I understand the impulse behind both. When you see a boarded-up window, or someone suffering in the cold, you want to do something right now. That instinct comes from a good place.

But good intentions and good outcomes are not the same thing.

As president of the Uptown Association, I know many of our building owners personally, and the notion that they are sitting on empty spaces for a tax write-off is simply not true.

They are desperate to fill those spaces. Many are practically giving them away and still cannot find tenants. Fining them for a problem they fight every single day would punish the very people working hardest to bring Uptown back.

The honest question is not why owners won’t lease their buildings. It is why businesses hesitate to come here at all, when they sign leases without a second thought in Edina or St. Louis Park.

Here is the encouraging part, and the reason I remain optimistic: the solution is within reach, and it is the opposite of chaos.

The way to revive Uptown is to fill it.

When storefronts are occupied and sidewalks are busy, the whole neighborhood feels different. It is safer, friendlier and alive. Crime falls not because we wished it away, but because there are people, lights, commerce and community on every block.

That is exactly what the Uptown Association exists to do.
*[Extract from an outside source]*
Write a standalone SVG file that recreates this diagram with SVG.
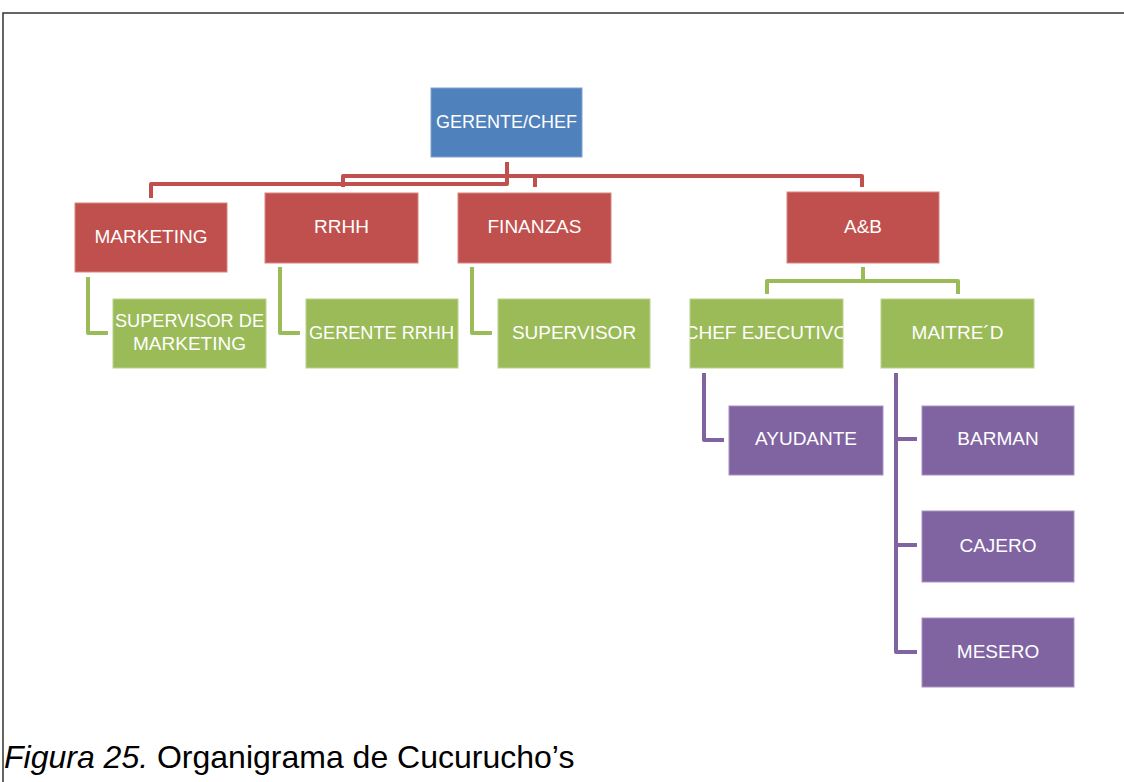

We want to be an incubator for small businesses. If you have ever dreamed of opening a shop, a cafe or a studio, come see me.

There are county programs for downpayment assistance. I can connect you with lenders, with resources and with people who have done it before. Honestly, there has rarely been a better time to put down roots in Uptown. Rents are low, opportunity is high, and the neighborhood is ready for builders.

On homelessness, I will say plainly that compassion and accountability belong together. I have leaned on public help myself. I am a single mother of four. Food stamps and housing assistance carried my family through a hard stretch, and I will always be grateful those programs were there.

But telling people that they have no choice, that living and using drugs on the sidewalk is simply who they are, is not kindness. It writes human beings off.

Real compassion means meeting someone where they are and then helping them to get somewhere better, into treatment, into housing, into stability, humanely and with respect. A neighborhood can hold a high standard and a soft heart at the same time.

I also want to be candid about the larger philosophy I heard that night. The belief that we should undermine the businesses and institutions around us in order to clear the way for something better has been tried in many places and many forms, and time and again it has left people poorer and less free, not more secure.

I do not doubt the sincerity of the people who hold it. I simply do not believe Uptown should be the next experiment. We have a far more reliable path in front of us: small businesses, good jobs, safe streets and neighbors who look out for one another.

So let’s get to work, together.

I would love to host a community conversation with our building and business owners about what they are truly up against and how we can help more entrepreneurs say yes to Uptown. If you want to be part of building something real here, my door is open.

Andrea Corbin is president of the Uptown Association.